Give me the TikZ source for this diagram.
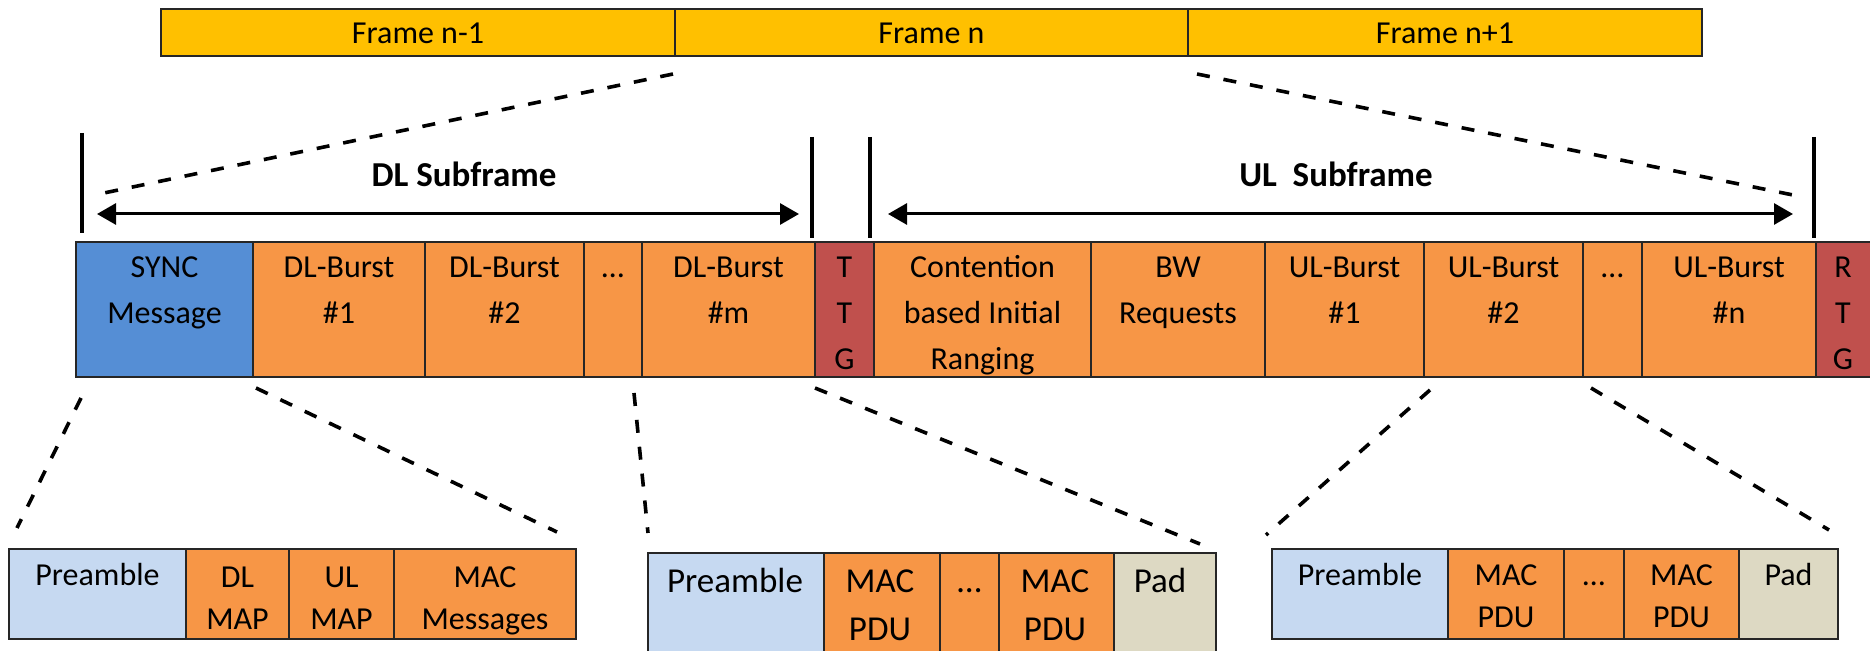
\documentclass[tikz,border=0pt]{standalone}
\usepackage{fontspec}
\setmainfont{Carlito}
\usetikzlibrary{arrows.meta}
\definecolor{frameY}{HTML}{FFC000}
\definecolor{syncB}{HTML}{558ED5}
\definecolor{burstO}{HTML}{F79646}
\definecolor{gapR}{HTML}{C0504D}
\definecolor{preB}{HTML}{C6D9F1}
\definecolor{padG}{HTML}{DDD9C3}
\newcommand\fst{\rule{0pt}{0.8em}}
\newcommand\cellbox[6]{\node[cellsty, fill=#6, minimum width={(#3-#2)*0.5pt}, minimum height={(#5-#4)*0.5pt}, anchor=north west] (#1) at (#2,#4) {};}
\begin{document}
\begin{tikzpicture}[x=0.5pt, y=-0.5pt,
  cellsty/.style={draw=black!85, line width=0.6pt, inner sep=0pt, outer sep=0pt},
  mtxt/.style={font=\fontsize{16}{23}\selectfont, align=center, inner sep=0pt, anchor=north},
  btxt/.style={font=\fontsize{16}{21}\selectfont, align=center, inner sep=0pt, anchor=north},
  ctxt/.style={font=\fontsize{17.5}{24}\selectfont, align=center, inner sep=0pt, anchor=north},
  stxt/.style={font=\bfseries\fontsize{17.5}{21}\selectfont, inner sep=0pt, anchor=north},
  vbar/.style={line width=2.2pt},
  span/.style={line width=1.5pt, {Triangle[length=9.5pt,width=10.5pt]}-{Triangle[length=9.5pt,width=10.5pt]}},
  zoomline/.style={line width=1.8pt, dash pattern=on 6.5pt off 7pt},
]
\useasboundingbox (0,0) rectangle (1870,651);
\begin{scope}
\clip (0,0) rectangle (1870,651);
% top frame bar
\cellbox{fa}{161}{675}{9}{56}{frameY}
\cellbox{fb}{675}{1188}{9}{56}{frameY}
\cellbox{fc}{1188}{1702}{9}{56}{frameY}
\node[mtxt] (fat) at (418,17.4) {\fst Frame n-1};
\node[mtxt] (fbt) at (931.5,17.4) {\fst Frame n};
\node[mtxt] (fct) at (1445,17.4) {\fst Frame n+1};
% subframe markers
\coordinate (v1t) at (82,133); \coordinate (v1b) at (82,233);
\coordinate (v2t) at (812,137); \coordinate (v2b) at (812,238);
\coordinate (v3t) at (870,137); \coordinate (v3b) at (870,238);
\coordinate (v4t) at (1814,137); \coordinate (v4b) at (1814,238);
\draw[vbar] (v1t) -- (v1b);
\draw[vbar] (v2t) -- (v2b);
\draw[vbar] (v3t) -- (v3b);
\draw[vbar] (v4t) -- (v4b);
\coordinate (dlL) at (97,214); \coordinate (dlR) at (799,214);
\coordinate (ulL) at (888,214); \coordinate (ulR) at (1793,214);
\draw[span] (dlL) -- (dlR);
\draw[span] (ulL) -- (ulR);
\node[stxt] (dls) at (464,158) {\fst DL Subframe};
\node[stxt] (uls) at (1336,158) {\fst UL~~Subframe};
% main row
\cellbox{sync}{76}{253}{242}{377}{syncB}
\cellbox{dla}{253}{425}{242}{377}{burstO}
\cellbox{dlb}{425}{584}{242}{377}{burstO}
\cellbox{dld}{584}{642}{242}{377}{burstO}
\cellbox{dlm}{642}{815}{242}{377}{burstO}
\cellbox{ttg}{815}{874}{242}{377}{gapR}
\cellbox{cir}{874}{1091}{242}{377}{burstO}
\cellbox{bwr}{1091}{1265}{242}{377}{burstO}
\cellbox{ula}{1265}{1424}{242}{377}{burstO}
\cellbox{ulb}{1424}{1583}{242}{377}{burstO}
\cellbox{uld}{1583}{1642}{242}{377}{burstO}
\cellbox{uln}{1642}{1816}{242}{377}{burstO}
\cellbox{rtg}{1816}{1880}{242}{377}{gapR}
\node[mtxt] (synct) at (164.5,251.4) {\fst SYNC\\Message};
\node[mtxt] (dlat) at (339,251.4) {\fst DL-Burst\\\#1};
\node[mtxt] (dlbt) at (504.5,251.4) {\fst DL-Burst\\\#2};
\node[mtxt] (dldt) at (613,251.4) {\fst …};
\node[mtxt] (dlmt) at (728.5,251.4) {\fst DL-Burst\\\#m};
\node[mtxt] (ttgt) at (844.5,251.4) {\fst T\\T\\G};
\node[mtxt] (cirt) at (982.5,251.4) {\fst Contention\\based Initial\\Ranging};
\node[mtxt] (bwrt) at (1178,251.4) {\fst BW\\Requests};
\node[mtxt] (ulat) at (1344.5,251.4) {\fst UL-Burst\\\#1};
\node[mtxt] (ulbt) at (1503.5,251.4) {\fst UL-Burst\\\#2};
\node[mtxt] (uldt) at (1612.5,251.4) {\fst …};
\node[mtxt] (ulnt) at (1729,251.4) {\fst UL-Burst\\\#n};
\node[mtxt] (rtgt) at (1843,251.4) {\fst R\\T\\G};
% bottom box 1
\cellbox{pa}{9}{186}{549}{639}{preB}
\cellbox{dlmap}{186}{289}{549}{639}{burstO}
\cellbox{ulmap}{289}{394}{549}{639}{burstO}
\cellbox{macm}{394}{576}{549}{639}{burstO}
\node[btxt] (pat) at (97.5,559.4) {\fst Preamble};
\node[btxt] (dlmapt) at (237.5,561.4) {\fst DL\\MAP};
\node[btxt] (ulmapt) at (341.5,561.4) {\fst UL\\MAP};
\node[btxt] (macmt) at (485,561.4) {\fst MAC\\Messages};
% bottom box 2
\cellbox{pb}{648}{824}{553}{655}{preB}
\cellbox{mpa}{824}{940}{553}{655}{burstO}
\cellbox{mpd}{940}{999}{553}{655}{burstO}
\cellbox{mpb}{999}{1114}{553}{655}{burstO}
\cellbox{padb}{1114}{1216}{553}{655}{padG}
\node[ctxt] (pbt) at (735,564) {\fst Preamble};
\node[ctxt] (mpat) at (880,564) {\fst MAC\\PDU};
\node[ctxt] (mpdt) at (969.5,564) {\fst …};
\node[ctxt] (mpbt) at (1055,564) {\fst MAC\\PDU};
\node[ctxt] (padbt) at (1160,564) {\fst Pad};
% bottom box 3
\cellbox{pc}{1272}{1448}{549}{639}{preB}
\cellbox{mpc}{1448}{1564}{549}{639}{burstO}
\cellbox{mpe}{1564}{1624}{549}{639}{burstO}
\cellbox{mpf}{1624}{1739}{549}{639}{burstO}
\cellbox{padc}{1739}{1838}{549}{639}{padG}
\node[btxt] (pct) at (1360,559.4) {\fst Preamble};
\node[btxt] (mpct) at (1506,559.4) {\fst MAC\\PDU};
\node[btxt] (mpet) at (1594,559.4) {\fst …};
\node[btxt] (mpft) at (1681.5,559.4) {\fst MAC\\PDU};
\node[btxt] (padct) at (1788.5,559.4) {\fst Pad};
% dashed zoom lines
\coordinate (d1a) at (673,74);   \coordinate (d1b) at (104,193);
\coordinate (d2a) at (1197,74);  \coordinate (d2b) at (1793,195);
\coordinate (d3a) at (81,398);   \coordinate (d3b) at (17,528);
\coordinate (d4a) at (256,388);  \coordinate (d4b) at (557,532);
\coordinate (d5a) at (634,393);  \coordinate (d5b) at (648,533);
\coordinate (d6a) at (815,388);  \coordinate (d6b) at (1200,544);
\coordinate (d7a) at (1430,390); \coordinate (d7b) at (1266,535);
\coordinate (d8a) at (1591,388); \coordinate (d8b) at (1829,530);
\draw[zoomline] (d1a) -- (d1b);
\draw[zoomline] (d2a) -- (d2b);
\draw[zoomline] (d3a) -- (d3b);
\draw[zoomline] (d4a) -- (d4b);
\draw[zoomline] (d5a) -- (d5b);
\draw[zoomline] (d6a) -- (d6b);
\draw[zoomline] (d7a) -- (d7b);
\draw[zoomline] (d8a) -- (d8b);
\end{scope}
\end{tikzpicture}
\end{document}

*****

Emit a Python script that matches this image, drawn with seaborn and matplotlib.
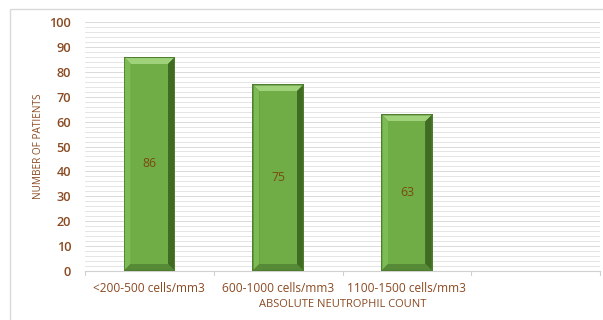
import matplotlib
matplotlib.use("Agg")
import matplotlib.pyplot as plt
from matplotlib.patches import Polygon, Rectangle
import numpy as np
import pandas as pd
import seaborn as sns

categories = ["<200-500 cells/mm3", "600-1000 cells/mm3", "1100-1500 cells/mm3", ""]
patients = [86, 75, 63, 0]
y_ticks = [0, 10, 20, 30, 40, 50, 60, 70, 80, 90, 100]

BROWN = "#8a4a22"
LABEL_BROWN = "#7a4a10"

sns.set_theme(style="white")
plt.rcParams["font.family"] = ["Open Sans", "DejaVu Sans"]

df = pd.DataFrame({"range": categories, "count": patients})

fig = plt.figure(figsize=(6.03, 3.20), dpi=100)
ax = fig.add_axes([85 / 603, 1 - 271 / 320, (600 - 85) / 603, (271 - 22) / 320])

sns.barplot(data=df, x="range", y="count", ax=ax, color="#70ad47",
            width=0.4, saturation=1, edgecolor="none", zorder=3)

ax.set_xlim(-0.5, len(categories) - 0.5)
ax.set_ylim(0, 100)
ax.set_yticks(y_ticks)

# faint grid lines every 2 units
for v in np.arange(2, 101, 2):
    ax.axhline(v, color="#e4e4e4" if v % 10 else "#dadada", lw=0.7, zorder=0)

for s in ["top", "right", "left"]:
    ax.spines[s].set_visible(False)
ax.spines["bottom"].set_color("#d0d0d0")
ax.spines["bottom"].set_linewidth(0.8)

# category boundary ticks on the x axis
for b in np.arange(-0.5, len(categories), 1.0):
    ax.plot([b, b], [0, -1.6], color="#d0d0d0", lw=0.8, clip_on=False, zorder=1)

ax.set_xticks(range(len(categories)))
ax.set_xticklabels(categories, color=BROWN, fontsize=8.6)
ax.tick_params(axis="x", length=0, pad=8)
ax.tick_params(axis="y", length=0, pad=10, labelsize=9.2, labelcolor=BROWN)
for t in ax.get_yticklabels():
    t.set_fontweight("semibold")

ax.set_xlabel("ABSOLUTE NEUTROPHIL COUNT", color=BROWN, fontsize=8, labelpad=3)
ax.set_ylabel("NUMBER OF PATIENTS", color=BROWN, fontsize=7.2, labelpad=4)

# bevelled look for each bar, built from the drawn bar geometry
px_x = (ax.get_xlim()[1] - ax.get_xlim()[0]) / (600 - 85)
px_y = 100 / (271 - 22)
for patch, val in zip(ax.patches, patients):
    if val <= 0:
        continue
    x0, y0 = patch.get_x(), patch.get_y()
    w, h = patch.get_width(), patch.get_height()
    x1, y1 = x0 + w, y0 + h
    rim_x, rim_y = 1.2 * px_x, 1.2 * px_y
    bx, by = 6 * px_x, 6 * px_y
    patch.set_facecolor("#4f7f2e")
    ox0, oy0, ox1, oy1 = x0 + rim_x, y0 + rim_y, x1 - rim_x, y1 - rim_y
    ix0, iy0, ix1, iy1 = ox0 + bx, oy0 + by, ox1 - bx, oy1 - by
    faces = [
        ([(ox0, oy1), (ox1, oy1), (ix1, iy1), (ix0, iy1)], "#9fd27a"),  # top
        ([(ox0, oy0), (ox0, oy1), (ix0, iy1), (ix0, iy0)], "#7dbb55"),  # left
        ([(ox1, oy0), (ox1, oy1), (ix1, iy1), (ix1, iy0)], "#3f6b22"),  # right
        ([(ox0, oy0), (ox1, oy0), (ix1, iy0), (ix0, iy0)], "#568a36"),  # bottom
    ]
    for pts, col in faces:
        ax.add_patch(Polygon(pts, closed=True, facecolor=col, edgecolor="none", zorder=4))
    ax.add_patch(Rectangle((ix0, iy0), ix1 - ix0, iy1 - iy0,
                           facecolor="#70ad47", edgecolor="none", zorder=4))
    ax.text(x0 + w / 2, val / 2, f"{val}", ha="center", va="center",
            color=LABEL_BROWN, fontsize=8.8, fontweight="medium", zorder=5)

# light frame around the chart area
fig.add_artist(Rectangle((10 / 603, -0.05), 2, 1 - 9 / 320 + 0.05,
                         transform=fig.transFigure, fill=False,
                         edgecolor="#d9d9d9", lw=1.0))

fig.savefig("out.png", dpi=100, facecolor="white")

*****

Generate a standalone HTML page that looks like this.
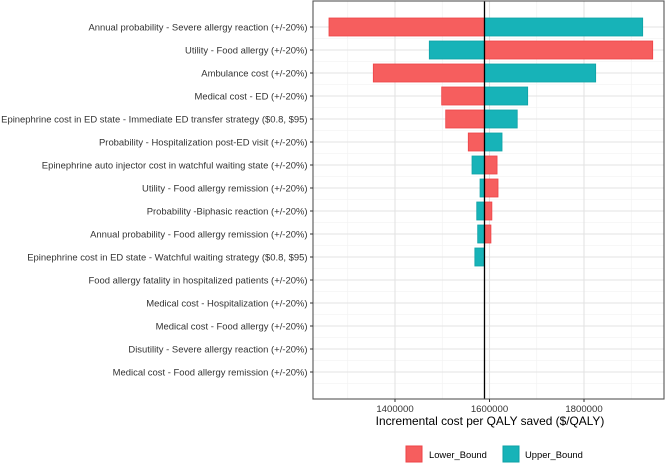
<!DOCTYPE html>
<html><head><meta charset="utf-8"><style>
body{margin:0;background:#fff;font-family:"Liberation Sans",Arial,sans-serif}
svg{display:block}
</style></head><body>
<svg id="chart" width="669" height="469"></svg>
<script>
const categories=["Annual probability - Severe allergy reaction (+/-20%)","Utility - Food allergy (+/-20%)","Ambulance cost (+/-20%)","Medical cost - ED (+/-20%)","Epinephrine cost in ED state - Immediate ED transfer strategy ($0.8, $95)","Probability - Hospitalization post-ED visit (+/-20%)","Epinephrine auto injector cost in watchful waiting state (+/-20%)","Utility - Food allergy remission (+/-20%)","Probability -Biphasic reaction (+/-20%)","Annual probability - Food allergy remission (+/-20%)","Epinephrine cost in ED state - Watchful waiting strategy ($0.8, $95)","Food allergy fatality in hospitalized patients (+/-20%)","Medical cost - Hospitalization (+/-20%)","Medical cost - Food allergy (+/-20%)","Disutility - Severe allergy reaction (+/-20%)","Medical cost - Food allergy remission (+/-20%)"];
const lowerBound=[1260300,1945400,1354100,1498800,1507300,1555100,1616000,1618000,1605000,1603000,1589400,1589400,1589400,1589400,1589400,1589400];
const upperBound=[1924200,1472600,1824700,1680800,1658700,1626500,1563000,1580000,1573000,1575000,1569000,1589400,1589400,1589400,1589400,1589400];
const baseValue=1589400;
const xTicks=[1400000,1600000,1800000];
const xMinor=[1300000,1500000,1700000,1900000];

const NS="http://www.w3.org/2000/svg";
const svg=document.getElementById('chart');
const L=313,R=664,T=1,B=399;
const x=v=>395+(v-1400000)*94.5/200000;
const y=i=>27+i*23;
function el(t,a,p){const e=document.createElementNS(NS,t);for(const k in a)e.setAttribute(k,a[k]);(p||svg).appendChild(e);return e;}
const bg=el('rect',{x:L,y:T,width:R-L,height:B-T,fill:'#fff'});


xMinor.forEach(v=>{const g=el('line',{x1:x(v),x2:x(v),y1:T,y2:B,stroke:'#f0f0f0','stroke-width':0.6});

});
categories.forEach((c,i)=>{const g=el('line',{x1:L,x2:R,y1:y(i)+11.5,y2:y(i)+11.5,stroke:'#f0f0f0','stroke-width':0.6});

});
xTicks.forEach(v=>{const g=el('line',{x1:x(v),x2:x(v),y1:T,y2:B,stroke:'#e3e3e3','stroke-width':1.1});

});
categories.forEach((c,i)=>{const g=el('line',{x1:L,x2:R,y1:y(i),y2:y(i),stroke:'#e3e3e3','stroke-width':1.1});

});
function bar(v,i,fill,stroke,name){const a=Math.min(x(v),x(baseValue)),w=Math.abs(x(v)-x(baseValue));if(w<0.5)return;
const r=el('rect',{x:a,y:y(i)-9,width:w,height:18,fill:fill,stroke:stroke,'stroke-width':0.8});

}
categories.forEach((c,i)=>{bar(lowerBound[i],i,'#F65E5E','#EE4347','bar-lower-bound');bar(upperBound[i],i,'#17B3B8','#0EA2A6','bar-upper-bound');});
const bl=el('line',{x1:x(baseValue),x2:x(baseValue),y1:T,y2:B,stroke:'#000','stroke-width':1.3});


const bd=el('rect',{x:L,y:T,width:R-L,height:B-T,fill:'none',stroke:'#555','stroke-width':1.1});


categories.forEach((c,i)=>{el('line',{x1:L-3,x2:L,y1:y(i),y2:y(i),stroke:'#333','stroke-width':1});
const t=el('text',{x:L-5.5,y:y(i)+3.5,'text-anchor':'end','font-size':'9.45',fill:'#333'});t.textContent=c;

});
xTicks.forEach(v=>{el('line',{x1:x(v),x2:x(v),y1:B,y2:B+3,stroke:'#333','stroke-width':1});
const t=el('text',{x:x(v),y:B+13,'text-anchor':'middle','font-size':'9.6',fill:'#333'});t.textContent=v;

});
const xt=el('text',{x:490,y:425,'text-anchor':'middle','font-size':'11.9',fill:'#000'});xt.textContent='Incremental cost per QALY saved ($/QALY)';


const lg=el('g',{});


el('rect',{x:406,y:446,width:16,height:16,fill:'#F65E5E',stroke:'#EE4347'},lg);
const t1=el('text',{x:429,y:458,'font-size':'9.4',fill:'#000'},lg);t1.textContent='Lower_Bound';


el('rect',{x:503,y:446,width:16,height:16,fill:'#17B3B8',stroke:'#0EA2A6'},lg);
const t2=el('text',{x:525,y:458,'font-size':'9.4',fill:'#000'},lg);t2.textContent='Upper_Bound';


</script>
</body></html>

*****

* **TASK OBJECTIVE**
From the listing above, restate verbatim the lines running from the one with "Emit a Python" through the one with "v % 10 else", inclusive, but not the pictures.

* **EXPECTED OUTPUT**
Emit a Python script that matches this image, drawn with seaborn and matplotlib.
import matplotlib
matplotlib.use("Agg")
import matplotlib.pyplot as plt
from matplotlib.patches import Polygon, Rectangle
import numpy as np
import pandas as pd
import seaborn as sns

categories = ["<200-500 cells/mm3", "600-1000 cells/mm3", "1100-1500 cells/mm3", ""]
patients = [86, 75, 63, 0]
y_ticks = [0, 10, 20, 30, 40, 50, 60, 70, 80, 90, 100]

BROWN = "#8a4a22"
LABEL_BROWN = "#7a4a10"

sns.set_theme(style="white")
plt.rcParams["font.family"] = ["Open Sans", "DejaVu Sans"]

df = pd.DataFrame({"range": categories, "count": patients})

fig = plt.figure(figsize=(6.03, 3.20), dpi=100)
ax = fig.add_axes([85 / 603, 1 - 271 / 320, (600 - 85) / 603, (271 - 22) / 320])

sns.barplot(data=df, x="range", y="count", ax=ax, color="#70ad47",
            width=0.4, saturation=1, edgecolor="none", zorder=3)

ax.set_xlim(-0.5, len(categories) - 0.5)
ax.set_ylim(0, 100)
ax.set_yticks(y_ticks)

# faint grid lines every 2 units
for v in np.arange(2, 101, 2):
    ax.axhline(v, color="#e4e4e4" if v % 10 else "#dadada", lw=0.7, zorder=0)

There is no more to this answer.